Lo spettacolo è stato trascinante, impregnato di sottile ironia. Una
presa in giro di tutti gli uomini politici che hanno governato nell'ultimo
cinquantennio la nostra povera Italia. Da Andreotti, ai vari Presidenti, sia
della Repubblica che del Consiglio:
Craxi, Berlusconi, e soprattutto Renzi. Taglienti libelli cuciti su di
loro. Non importa a quale partito
appartenessero o appartengono tutt’ora, tanto hanno cambiato bandiera tutti
quanti, seguendo lo spirare del vento più propizio. Una presa per i fondelli,
anche per quei giornalisti, definiti da Travaglio veri e propri leccaculo, che
non riportano notizie reali, ma innalzano agli altari personaggi che invece
dovrebbero essere sepolti nel loro stesso fango. Ecco da dove proviene il
titolo “Slurp”.
Tra-vaglio mi ha tra-volto. Teatro gremito, e
applausi da spellarsi le mani.
Questo è teatro. Teatro dove non
si raccontano fole per intontire e intortare la gente. E’ un teatro che fa
riflettere, che apre gli occhi e ti presenta la realtà a tutto tondo.

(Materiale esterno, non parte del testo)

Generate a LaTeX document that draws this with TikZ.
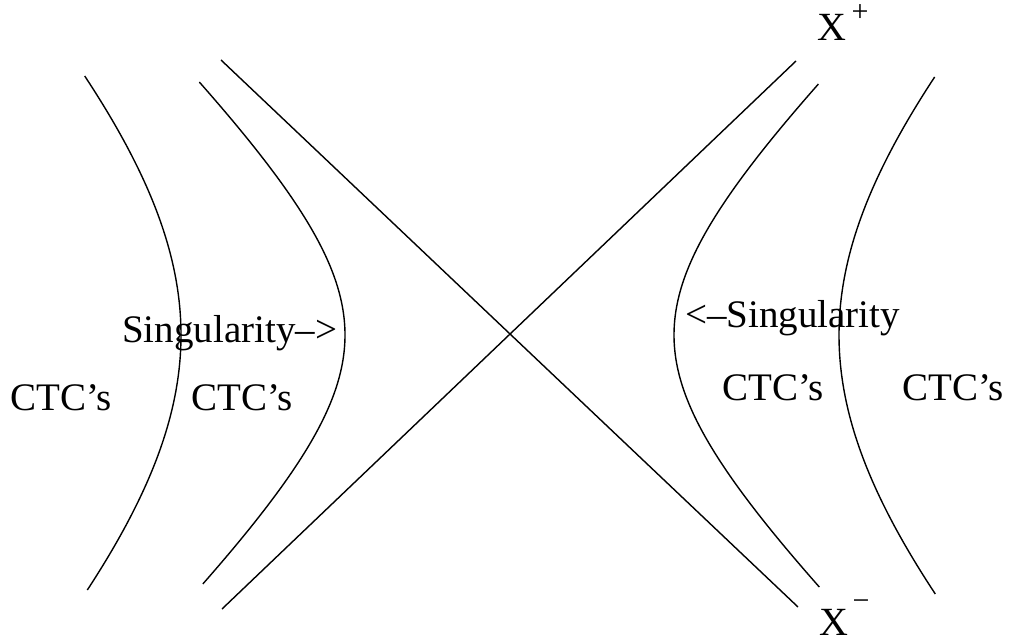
\documentclass[tikz,border=0pt]{standalone}
\usepackage{fontspec}
\setmainfont{Liberation Serif}
\begin{document}
\begin{tikzpicture}[x=1pt,y=-1pt,
  curve/.style={line width=1.4pt,black},
  lbl/.style={inner sep=0pt,anchor=base west,font=\fontsize{39}{41}\selectfont},
  axlbl/.style={inner sep=0pt,anchor=base west,font=\fontsize{40}{42}\selectfont},
  suplbl/.style={inner sep=0pt,font=\fontsize{30}{32}\selectfont}]
\useasboundingbox (0,0) rectangle (1012,644);
% asymptote lines
\coordinate (l1a) at (221,60);
\coordinate (l1b) at (798,607);
\coordinate (l2a) at (222,609);
\coordinate (l2b) at (796,61);
\draw[curve] (l1a) -- (l1b);
\draw[curve] (l2a) -- (l2b);
% hyperbolas
\draw[curve] plot[domain=-259:255,samples=120,smooth] ({510-100*sqrt(3.29^2+(0.0104*\x)^2)},{335+\x});
\draw[curve] plot[domain=-253:249,samples=120,smooth] ({510-100*sqrt(1.65^2+(0.0104*\x)^2)},{335+\x});
\draw[curve] plot[domain=-251:252,samples=120,smooth] ({510+100*sqrt(1.64^2+(0.0104*\x)^2)},{335+\x});
\draw[curve] plot[domain=-258:259,samples=120,smooth] ({510+100*sqrt(3.29^2+(0.0104*\x)^2)},{335+\x});
% labels
\node[lbl] (c1) at (10,410) {CTC’s};
\node[lbl] (c2) at (191,410) {CTC’s};
\node[lbl] (c3) at (722,400) {CTC’s};
\node[lbl] (c4) at (902,400) {CTC’s};
\node[lbl] (s1) at (122,342) {Singularity–>};
\node[lbl] (s2) at (685,327) {<–Singularity};
\node[axlbl] (xp) at (817,41) {X};
\node[suplbl] (xps) at (860,13) {+};
\node[axlbl] (xm) at (819,635) {X};
\node[suplbl] (xms) at (861,605) {−};
\end{tikzpicture}
\end{document}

A Marco Travaglio avrei molto
volentieri chiesto un autografo con dedica, da inserire nel suo libro, che ho
acquistato ieri sera all’uscita dal Teatro Galleria di Legnano. Ma faceva
freddo, era mezzanotte passata, quasi 3 gradi sotto lo zero, e tanta voglia di
rientrare a casa e infilarmi nel letto, sotto una calda e consolante trapunta.